A deep dive into the financials is non-negotiable.

  • Profitability: Pay close attention to Gross Margin and Operating Margin. Are they stable or improving over time? Because margins are generally low, even a small improvement can signal strong management or a better competitive position.
  • Balance Sheet Health: In a capital-intensive, cyclical industry, a strong Balance Sheet is a survival tool. Look for a manageable Debt-to-Equity Ratio. A mountain of debt can be a death sentence for an automaker during a downturn. A healthy Current Ratio also indicates the company can cover its short-term bills.
  • Cash Flow: Cars don't get built without massive investment, known as Capital Expenditures (CapEx). This can eat up a lot of cash. Therefore, you must focus on Free Cash Flow (FCF). A company that can consistently generate positive FCF after its huge CapEx needs is a rare and beautiful thing in this industry.

The auto industry is undergoing its biggest transformation in a century. The shift to EVs, the race for autonomous driving, and the rise of software-defined vehicles are scrambling the old order.

  • The EV Transition: Legacy automakers like GM and Volkswagen are pouring tens of billions into catching up with EV pioneers. An investor's critical question is: can they make this transition profitably? A company with a clear and credible EV strategy is essential. A great case study is BYD, which successfully transformed from a battery maker into a global EV powerhouse.
  • Brand and Technology: Does the company have strong Brand Equity that can carry over into the EV era? Is its technology (battery tech, software, driver-assist) competitive? A company that is merely a “follower” is unlikely to be a great long-term investment.
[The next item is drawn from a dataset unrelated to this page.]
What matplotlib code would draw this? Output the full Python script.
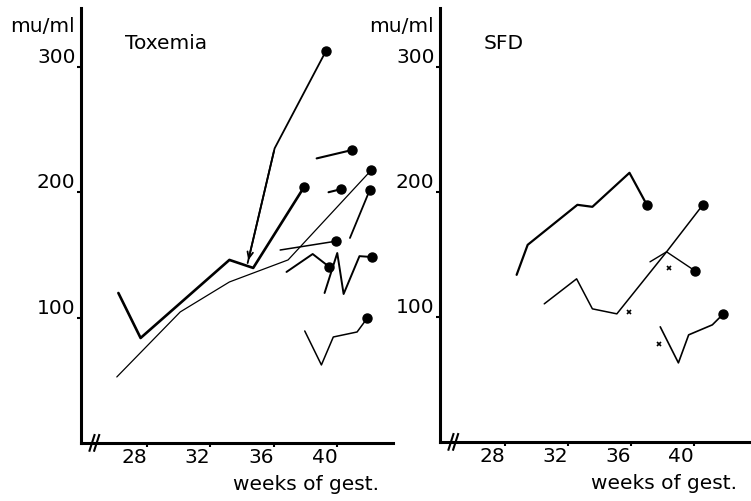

Automakers are the definition of deep cyclical investments. They are capital-intensive, fiercely competitive, and face massive technological disruption. For these reasons, many value investors avoid them entirely. However, for those willing to do the homework, opportunities can emerge. The ideal automaker investment is often found at the bottom of an economic cycle. It would be a company with a fortress-like balance sheet, a beloved brand, and a management team that allocates capital wisely. Today, a credible and well-executed strategy for the electric and software-driven future is just as important. It’s a tough industry, but finding a winner navigating the turn can lead to a very rewarding ride.